Source data start

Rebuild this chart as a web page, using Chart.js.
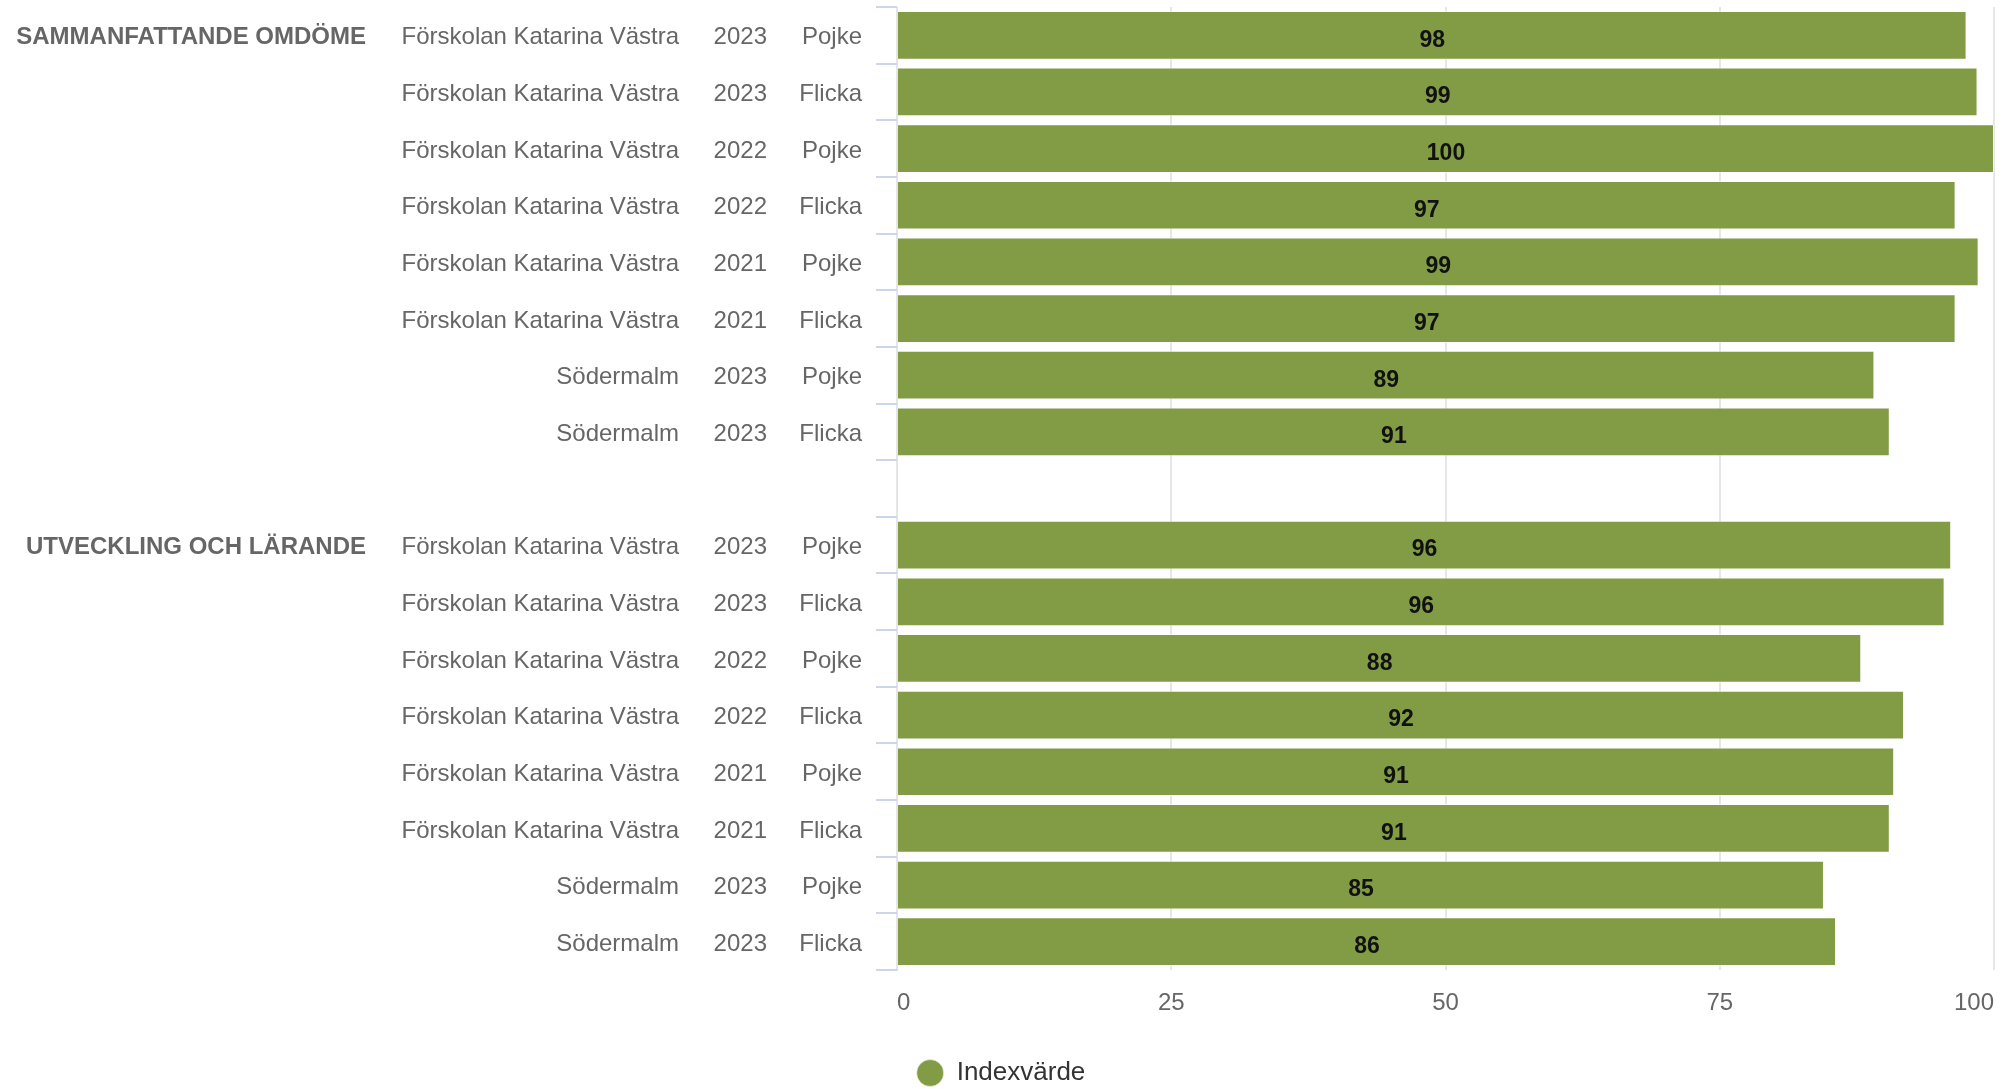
<!DOCTYPE html>
<html>
<head>
<meta charset="utf-8">
<script src="https://cdn.jsdelivr.net/npm/chart.js@4.4.0/dist/chart.umd.min.js"></script>
<style>
html,body{margin:0;padding:0;background:#ffffff;}
#wrap{width:2013px;height:1089px;position:relative;}
</style>
</head>
<body>
<div id="wrap"><canvas id="c"></canvas></div>
<script>
const groupLabels = ['SAMMANFATTANDE OMDÖME','','','','','','','','','UTVECKLING OCH LÄRANDE','','','','','','',''];
const unitLabels = ['Förskolan Katarina Västra','Förskolan Katarina Västra','Förskolan Katarina Västra','Förskolan Katarina Västra','Förskolan Katarina Västra','Förskolan Katarina Västra','Södermalm','Södermalm','',
                    'Förskolan Katarina Västra','Förskolan Katarina Västra','Förskolan Katarina Västra','Förskolan Katarina Västra','Förskolan Katarina Västra','Förskolan Katarina Västra','Södermalm','Södermalm'];
const yearLabels = ['2023','2023','2022','2022','2021','2021','2023','2023','',
                    '2023','2023','2022','2022','2021','2021','2023','2023'];
const genderLabels = ['Pojke','Flicka','Pojke','Flicka','Pojke','Flicka','Pojke','Flicka','',
                      'Pojke','Flicka','Pojke','Flicka','Pojke','Flicka','Pojke','Flicka'];
const indexValues = [97.5, 98.5, 100, 96.5, 98.6, 96.5, 89.1, 90.5, null,
                     96.1, 95.5, 87.9, 91.8, 90.9, 90.5, 84.5, 85.6];
const xTickValues = [0, 25, 50, 75, 100];
const seriesName = 'Indexvärde';

const FONT = '"Liberation Sans", Arial, Helvetica, sans-serif';
const GREEN = '#819c44';

const barValueLabels = {
  id: 'barValueLabels',
  afterDatasetsDraw(chart) {
    const ctx = chart.ctx;
    const meta = chart.getDatasetMeta(0);
    const data = chart.data.datasets[0].data;
    ctx.save();
    ctx.font = 'bold 23px ' + FONT;
    ctx.fillStyle = '#111111';
    ctx.textAlign = 'center';
    ctx.textBaseline = 'middle';
    meta.data.forEach((bar, i) => {
      const v = data[i];
      if (v === null || v === undefined) return;
      const p = bar.getProps(['x', 'y', 'base'], true);
      ctx.fillText(String(Math.round(v)), (p.x + p.base) / 2, p.y + 5);
    });
    ctx.restore();
  }
};

function fixWidth(w) {
  return function(s) { s.width = w; s.paddingTop = 0; s.paddingBottom = 0; };
}

const helperGrid = { display: false, drawTicks: false, drawOnChartArea: false };
const labelFont = { family: FONT, size: 24 };

new Chart(document.getElementById('c'), {
  type: 'bar',
  data: {
    labels: genderLabels,
    datasets: [{
      label: seriesName,
      data: indexValues,
      backgroundColor: GREEN,
      borderColor: 'rgba(255,255,255,0.55)',
      borderWidth: 1,
      barPercentage: 0.86,
      categoryPercentage: 1.0,
      yAxisID: 'y'
    }]
  },
  options: {
    indexAxis: 'y',
    responsive: true,
    maintainAspectRatio: false,
    animation: false,
    devicePixelRatio: 1,
    layout: { padding: { top: 7, right: 19, bottom: 0, left: 8 } },
    plugins: {
      tooltip: { enabled: false },
      legend: {
        position: 'bottom',
        maxHeight: 39,
        labels: {
          usePointStyle: true,
          pointStyle: 'circle',
          pointStyleWidth: 27,
          boxHeight: 19,
          padding: 10,
          color: '#333333',
          font: { family: FONT, size: 26 }
        }
      }
    },
    scales: {
      x: {
        type: 'linear',
        min: 0,
        max: 100,
        afterBuildTicks: s => { s.ticks = xTickValues.map(v => ({ value: v })); },
        afterFit: s => { s.height = 80; s.paddingLeft = 0; s.paddingRight = 0; },
        ticks: { color: '#666666', font: labelFont, padding: 19, maxRotation: 0, align: 'inner' },
        grid: { color: '#e6e6e6', lineWidth: 2, drawTicks: false },
        border: { display: false }
      },
      y: {
        type: 'category',
        position: 'left',
        weight: 1,
        offset: true,
        afterFit: fixWidth(112),
        ticks: { color: '#666666', font: labelFont, padding: 14, crossAlign: 'near', autoSkip: false, labelOffset: 2.5 },
        grid: { display: true, offset: true, drawOnChartArea: false, drawTicks: true, tickLength: 21, color: '#ccd6eb', lineWidth: 2 },
        border: { display: true, color: '#e3e3e3', width: 1 }
      },
      yYear: {
        type: 'category',
        position: 'left',
        weight: 2,
        offset: true,
        labels: yearLabels,
        afterFit: fixWidth(90),
        ticks: { color: '#666666', font: labelFont, padding: 18, crossAlign: 'center', autoSkip: false, labelOffset: 2.5 },
        grid: helperGrid,
        border: { display: false }
      },
      yUnit: {
        type: 'category',
        position: 'left',
        weight: 3,
        offset: true,
        labels: unitLabels,
        afterFit: fixWidth(315),
        ticks: { color: '#666666', font: labelFont, padding: 16, crossAlign: 'near', autoSkip: false, labelOffset: 2.5 },
        grid: helperGrid,
        border: { display: false }
      },
      yGroup: {
        type: 'category',
        position: 'left',
        weight: 4,
        offset: true,
        labels: groupLabels,
        afterFit: fixWidth(372),
        ticks: { color: '#666666', font: { family: FONT, size: 24, weight: 'bold' }, padding: 14, crossAlign: 'near', autoSkip: false, labelOffset: 2.5 },
        grid: helperGrid,
        border: { display: false }
      }
    }
  },
  plugins: [barValueLabels]
});
</script>
</body>
</html>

Source data end

> Exercise instructions
Copy each line in full and exactly, omitting any picture.

> Reply
Rebuild this chart as a web page, using Chart.js.
<!DOCTYPE html>
<html>
<head>
<meta charset="utf-8">
<script src="https://cdn.jsdelivr.net/npm/chart.js@4.4.0/dist/chart.umd.min.js"></script>
<style>
html,body{margin:0;padding:0;background:#ffffff;}
#wrap{width:2013px;height:1089px;position:relative;}
</style>
</head>
<body>
<div id="wrap"><canvas id="c"></canvas></div>
<script>
const groupLabels = ['SAMMANFATTANDE OMDÖME','','','','','','','','','UTVECKLING OCH LÄRANDE','','','','','','',''];
const unitLabels = ['Förskolan Katarina Västra','Förskolan Katarina Västra','Förskolan Katarina Västra','Förskolan Katarina Västra','Förskolan Katarina Västra','Förskolan Katarina Västra','Södermalm','Södermalm','',
                    'Förskolan Katarina Västra','Förskolan Katarina Västra','Förskolan Katarina Västra','Förskolan Katarina Västra','Förskolan Katarina Västra','Förskolan Katarina Västra','Södermalm','Södermalm'];
const yearLabels = ['2023','2023','2022','2022','2021','2021','2023','2023','',
                    '2023','2023','2022','2022','2021','2021','2023','2023'];
const genderLabels = ['Pojke','Flicka','Pojke','Flicka','Pojke','Flicka','Pojke','Flicka','',
                      'Pojke','Flicka','Pojke','Flicka','Pojke','Flicka','Pojke','Flicka'];
const indexValues = [97.5, 98.5, 100, 96.5, 98.6, 96.5, 89.1, 90.5, null,
                     96.1, 95.5, 87.9, 91.8, 90.9, 90.5, 84.5, 85.6];
const xTickValues = [0, 25, 50, 75, 100];
const seriesName = 'Indexvärde';

const FONT = '"Liberation Sans", Arial, Helvetica, sans-serif';
const GREEN = '#819c44';

const barValueLabels = {
  id: 'barValueLabels',
  afterDatasetsDraw(chart) {
    const ctx = chart.ctx;
    const meta = chart.getDatasetMeta(0);
    const data = chart.data.datasets[0].data;
    ctx.save();
    ctx.font = 'bold 23px ' + FONT;
    ctx.fillStyle = '#111111';
    ctx.textAlign = 'center';
    ctx.textBaseline = 'middle';
    meta.data.forEach((bar, i) => {
      const v = data[i];
      if (v === null || v === undefined) return;
      const p = bar.getProps(['x', 'y', 'base'], true);
      ctx.fillText(String(Math.round(v)), (p.x + p.base) / 2, p.y + 5);
    });
    ctx.restore();
  }
};

function fixWidth(w) {
  return function(s) { s.width = w; s.paddingTop = 0; s.paddingBottom = 0; };
}

const helperGrid = { display: false, drawTicks: false, drawOnChartArea: false };
const labelFont = { family: FONT, size: 24 };

new Chart(document.getElementById('c'), {
  type: 'bar',
  data: {
    labels: genderLabels,
    datasets: [{
      label: seriesName,
      data: indexValues,
      backgroundColor: GREEN,
      borderColor: 'rgba(255,255,255,0.55)',
      borderWidth: 1,
      barPercentage: 0.86,
      categoryPercentage: 1.0,
      yAxisID: 'y'
    }]
  },
  options: {
    indexAxis: 'y',
    responsive: true,
    maintainAspectRatio: false,
    animation: false,
    devicePixelRatio: 1,
    layout: { padding: { top: 7, right: 19, bottom: 0, left: 8 } },
    plugins: {
      tooltip: { enabled: false },
      legend: {
        position: 'bottom',
        maxHeight: 39,
        labels: {
          usePointStyle: true,
          pointStyle: 'circle',
          pointStyleWidth: 27,
          boxHeight: 19,
          padding: 10,
          color: '#333333',
          font: { family: FONT, size: 26 }
        }
      }
    },
    scales: {
      x: {
        type: 'linear',
        min: 0,
        max: 100,
        afterBuildTicks: s => { s.ticks = xTickValues.map(v => ({ value: v })); },
        afterFit: s => { s.height = 80; s.paddingLeft = 0; s.paddingRight = 0; },
        ticks: { color: '#666666', font: labelFont, padding: 19, maxRotation: 0, align: 'inner' },
        grid: { color: '#e6e6e6', lineWidth: 2, drawTicks: false },
        border: { display: false }
      },
      y: {
        type: 'category',
        position: 'left',
        weight: 1,
        offset: true,
        afterFit: fixWidth(112),
        ticks: { color: '#666666', font: labelFont, padding: 14, crossAlign: 'near', autoSkip: false, labelOffset: 2.5 },
        grid: { display: true, offset: true, drawOnChartArea: false, drawTicks: true, tickLength: 21, color: '#ccd6eb', lineWidth: 2 },
        border: { display: true, color: '#e3e3e3', width: 1 }
      },
      yYear: {
        type: 'category',
        position: 'left',
        weight: 2,
        offset: true,
        labels: yearLabels,
        afterFit: fixWidth(90),
        ticks: { color: '#666666', font: labelFont, padding: 18, crossAlign: 'center', autoSkip: false, labelOffset: 2.5 },
        grid: helperGrid,
        border: { display: false }
      },
      yUnit: {
        type: 'category',
        position: 'left',
        weight: 3,
        offset: true,
        labels: unitLabels,
        afterFit: fixWidth(315),
        ticks: { color: '#666666', font: labelFont, padding: 16, crossAlign: 'near', autoSkip: false, labelOffset: 2.5 },
        grid: helperGrid,
        border: { display: false }
      },
      yGroup: {
        type: 'category',
        position: 'left',
        weight: 4,
        offset: true,
        labels: groupLabels,
        afterFit: fixWidth(372),
        ticks: { color: '#666666', font: { family: FONT, size: 24, weight: 'bold' }, padding: 14, crossAlign: 'near', autoSkip: false, labelOffset: 2.5 },
        grid: helperGrid,
        border: { display: false }
      }
    }
  },
  plugins: [barValueLabels]
});
</script>
</body>
</html>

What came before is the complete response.